Cyber is dedicated to helping your company avoid being targeted or get up ASAP.


Amazon Web Services is now more profitable than the original Amazon store. This never ceases to amaze me. However, I can see how it would happen. Hardware is fairly expensive, software takes significant effort and expertise to set up and maintain, plus we use a lot of computers. Being able to squeeze every cent out of your servers would be fabulous!


Ever since it started, a number of other firms have jumped on to the idea. You no longer need an on-site server. You can get rid of that computer guy too; he is expensive and doesn't even follow football. (Please note, I am generalizing. Just because I don't follow football does not mean your computer guy/gal will not. Heck, I still think soccer is football.)


I am clearly biased but let us consider this from a few different perspectives.


Red Team: A target with online systems presents a few options.

  1. (Trivial) Do they have a secure VPN? Can I guess their password? Did they leave any silly passwords or VLANs active, which I could use?

  2. Do they have redundant connections to their internet provider?

  3. If yes to #2, how many? Each one is a new target

  4. Can I get in between them and their cloud account? If so, the potential is limitless.

Maintenance: A cloud system has different headaches.

  1. Do you have redundant internet connections?

  2. If so, how often are they tested (aka one is disconnected)?

  3. Will the secondary system ever get removed in a budget cut?

  4. What happens if management misses your internet bill?

Management: Often understated, management has some simple objectives.

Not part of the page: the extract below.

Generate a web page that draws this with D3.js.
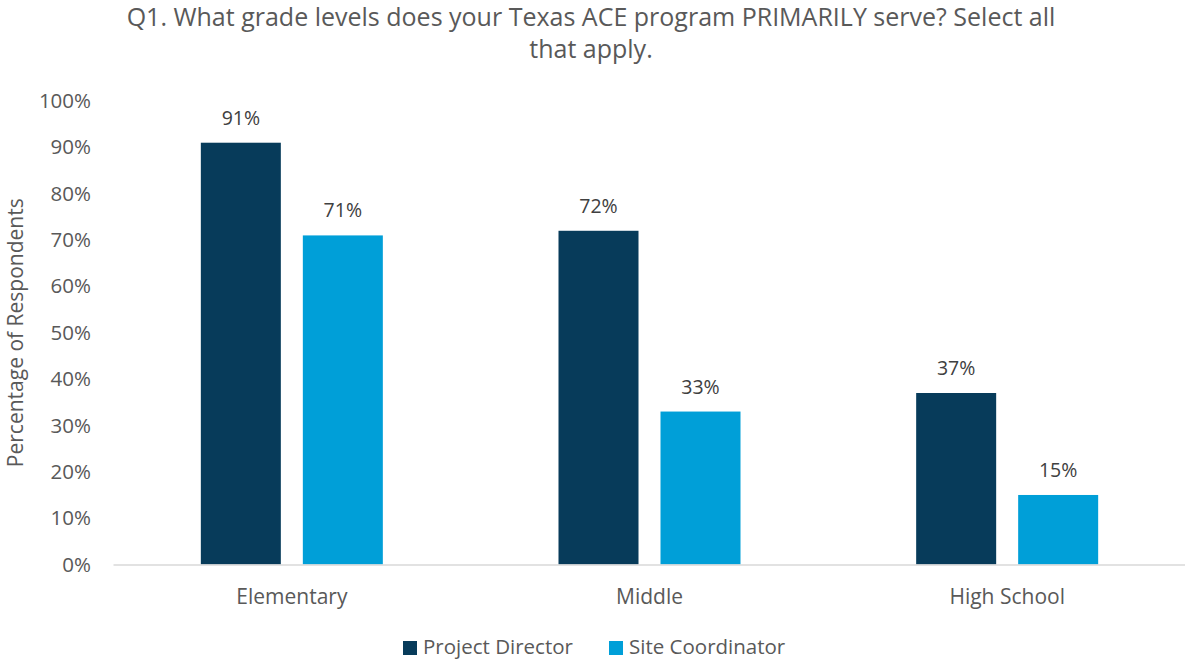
<!DOCTYPE html>
<html>
<head>
<meta charset="utf-8">
<script src="https://cdn.jsdelivr.net/npm/d3@7"></script>
<style>
  html, body { margin: 0; padding: 0; background: #fff; }
  svg { display: block; font-family: "Open Sans", "Liberation Sans", sans-serif; }
</style>
</head>
<body>
<svg id="chart" width="1185" height="659"></svg>
<script>
// Survey results: share of respondents serving each grade level
const categories = ["Elementary", "Middle", "High School"];
const seriesNames = ["Project Director", "Site Coordinator"];
const projectDirector = [91, 72, 37];
const siteCoordinator = [71, 33, 15];
const yTicks = [0, 10, 20, 30, 40, 50, 60, 70, 80, 90, 100];
const titleLines = [
  "Q1. What grade levels does your Texas ACE program PRIMARILY serve? Select all",
  "that apply."
];
const colors = ["#073B5A", "#009FD8"];

const svg = d3.select("#chart");
const textColor = "#595959";

const margin = { left: 113, right: 1186, top: 101, bottom: 564.5 };

const x0 = d3.scaleBand().domain(categories).range([margin.left, margin.right]).padding(0);
const groupW = 182;
const x1 = d3.scaleBand().domain(seriesNames).range([-groupW / 2, groupW / 2]).paddingInner(22 / 102).paddingOuter(0);
const y = d3.scaleLinear().domain([0, 100]).range([margin.bottom, margin.top]);

// Title
svg.append("g").selectAll("text").data(titleLines).join("text")
  .attr("x", 591)
  .attr("y", (d, i) => 26 + i * 32)
  .attr("text-anchor", "middle")
  .attr("fill", textColor)
  .style("font-size", "25px")
  .text(d => d);

// Y axis (labels only)
const yAxis = d3.axisLeft(y).tickValues(yTicks).tickFormat(d => d + "%").tickSize(0).tickPadding(0);
const yg = svg.append("g").attr("transform", `translate(${margin.left - 22},0)`).call(yAxis);
yg.select(".domain").remove();
yg.selectAll("text").attr("fill", textColor).style("font-size", "20.5px")
  .style("font-family", "'Open Sans', sans-serif");

// Y axis title
svg.append("text")
  .attr("transform", `translate(23,${(margin.top + margin.bottom) / 2}) rotate(-90)`)
  .attr("text-anchor", "middle")
  .attr("fill", textColor)
  .style("font-size", "21px")
  .text("Percentage of Respondents");

// Bars
const rows = categories.map((c, i) => ({
  cat: c,
  vals: [
    { s: seriesNames[0], v: projectDirector[i], c: colors[0] },
    { s: seriesNames[1], v: siteCoordinator[i], c: colors[1] }
  ]
}));

const groups = svg.append("g").selectAll("g").data(rows).join("g")
  .attr("transform", d => `translate(${x0(d.cat) + x0.bandwidth() / 2},0)`);

groups.selectAll("rect").data(d => d.vals).join("rect")
  .attr("x", d => x1(d.s))
  .attr("width", x1.bandwidth())
  .attr("y", d => y(d.v))
  .attr("height", d => y(0) - y(d.v))
  .attr("fill", d => d.c);

groups.selectAll("text.lbl").data(d => d.vals).join("text")
  .attr("class", "lbl")
  .attr("x", d => x1(d.s) + x1.bandwidth() / 2)
  .attr("y", d => y(d.v) - 18)
  .attr("text-anchor", "middle")
  .attr("fill", "#404040")
  .style("font-size", "19.5px")
  .text(d => d.v + "%");

// X axis
const xAxis = d3.axisBottom(x0).tickSize(0).tickPadding(0);
const xg = svg.append("g").attr("transform", `translate(0,${margin.bottom})`).call(xAxis);
xg.select(".domain").attr("stroke", "#D9D9D9").attr("stroke-width", 1.5);
xg.selectAll("text").attr("fill", textColor).attr("dy", "0").attr("y", 39)
  .style("font-size", "21px").style("font-family", "'Open Sans', sans-serif");

// Legend
const legend = svg.append("g").attr("transform", "translate(403,640)");
const legendX = [0, 206];
const li = legend.selectAll("g").data(seriesNames).join("g")
  .attr("transform", (d, i) => `translate(${legendX[i]},0)`);
li.append("rect").attr("width", 14).attr("height", 14).attr("y", 1).attr("fill", (d, i) => colors[i]);
li.append("text").attr("x", 20).attr("y", 14).attr("fill", textColor).style("font-size", "20.5px").text(d => d);
</script>
</body>
</html>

  1. What is the risk-adjusted cost/benefit? 99.9% guaranteed to save $200k / year, 1% chance we add a connection that ends up as ransomware for the whole site $10M / year might be worthwhile. That math is different when the attacked could permanently damage your $40M of gear on-site.

  2. Can we get back up from a catastrophic failure?

  3. If yes to #2, how long would it take and how much would it cost?

A slow-to-update system with money behind it is a great target.